Krueger, who co-authored a sobering report published last summer on Puerto Rico’s fiscal and economic crisis, stressed the need to establish a legal framework that would enable a comprehensive restructuring of Puerto Rico’s debt.
“With no protection in U.S. bankruptcy law, any group of creditors can take the case for their priority to courts,” said Krueger, who is a senior research professor of international economics at John Hopkins University. “The period in which court proceedings were continuing would be a further period of declining real incomes and continued outmigration…. Puerto Rico’s economic recovery would start from an even worse position than the one it is now in.”
William M. Isaac, a senior managing director at FTI Consulting, said he was concerned by proposals coming from the Treasury Department that propose a so-called “Super Chapter 9 bankruptcy” or a “Super Control Board” that would provide for the restructuring of all of Puerto Rico’s debt, even its general obligation (GO) debt, which is protected by the Puerto Rico Constitution. Currently, no state has the ability to restructure its own general obligation or debt.
“Granting this power to Puerto Rico, or to a ‘Super Control Board’ created by Congress, would be unprecedented and would have far-reaching implications, including raising the costs of borrowing for the fifty states,” Isaac added. “Don’t let the stink spread; if we change bankruptcy rules, it takes us down a road we don’t want to go on.”
Juan Carlos Batlle, who presided the Government Development Bank (GDB) under the administration of former Puerto Rico Gov.
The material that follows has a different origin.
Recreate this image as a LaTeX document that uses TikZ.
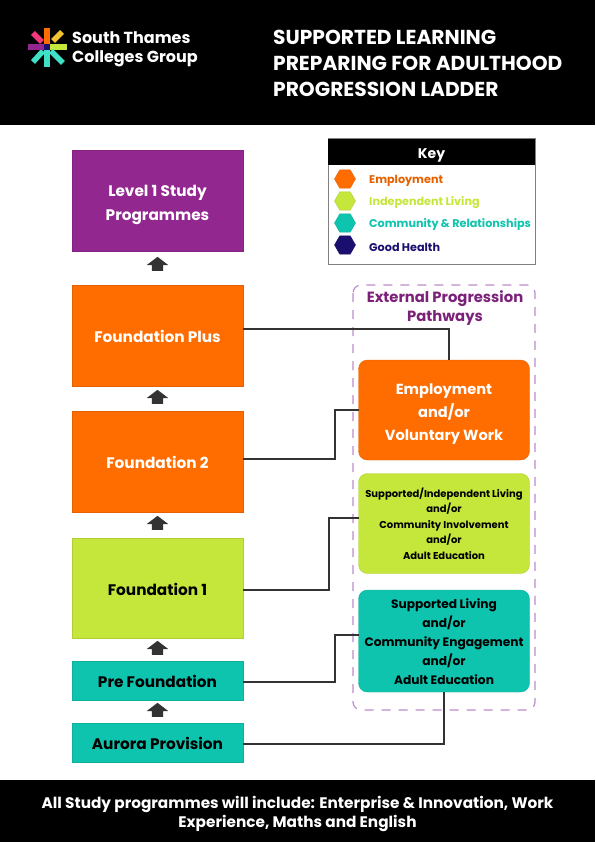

Luis Fortuño, agreed on having Chapter 9 protection and a federal oversight board. He also coincided with Isaac on the potential danger of extending bankruptcy protection to GO bonds. “The bond market doesn’t like surprises,” said Batlle, who is a senior managing director at CPG Island Servicing. “Introducing an unfamiliar mechanism would upset a very stable market and set a dangerous precedent.”During the hearing’s question and answer period, Batlle’s interactions with members of Congress proved somewhat contentious, with Puerto Rico-born Rep. Lydia Velázquez (D-NY) being particularly pointed in her remarks. “Mr. Battle, you were in charge of the GDB, and during that time, the debt doubled,” she said at one point.
Various other members of Congress, among them Rep. Mick Mulvaney (R-SC), challenged the hearing’s witnesses. “The Treasury would prioritize pensioners [in the disbursement of funds] before bondholders; that is not fair,” Mulvaney said. “Also, some debt revolves around the island’s electric utility, which has not raised its rates on people since 1989. Overall, this looks to me like a bailout.”
To this, Moody’s Zandi responded that “the pain would be more distributed around the globe for bondholders; meanwhile, pensioners are sitting right there on the island.” Krueger also reminded Mulvaney that electricity rates are nonetheless among the highest in the U.S., costing about 27 cents per kilowatt-hour.
Rep. Bruce Poliquin, a Republican congressman from Maine, took the island’s political class to task for the crisis. “There’s been reckless behavior in this territory,” he said. “There had to be incentives, political or otherwise, to increase the island’s debt to unsustainable levels. Right now, senior citizens in my constituency own Puerto Rico debt, and stand to lose their savings. Any solution that Congress will come up with has got to include a structural fix, so this situation doesn’t happen again.”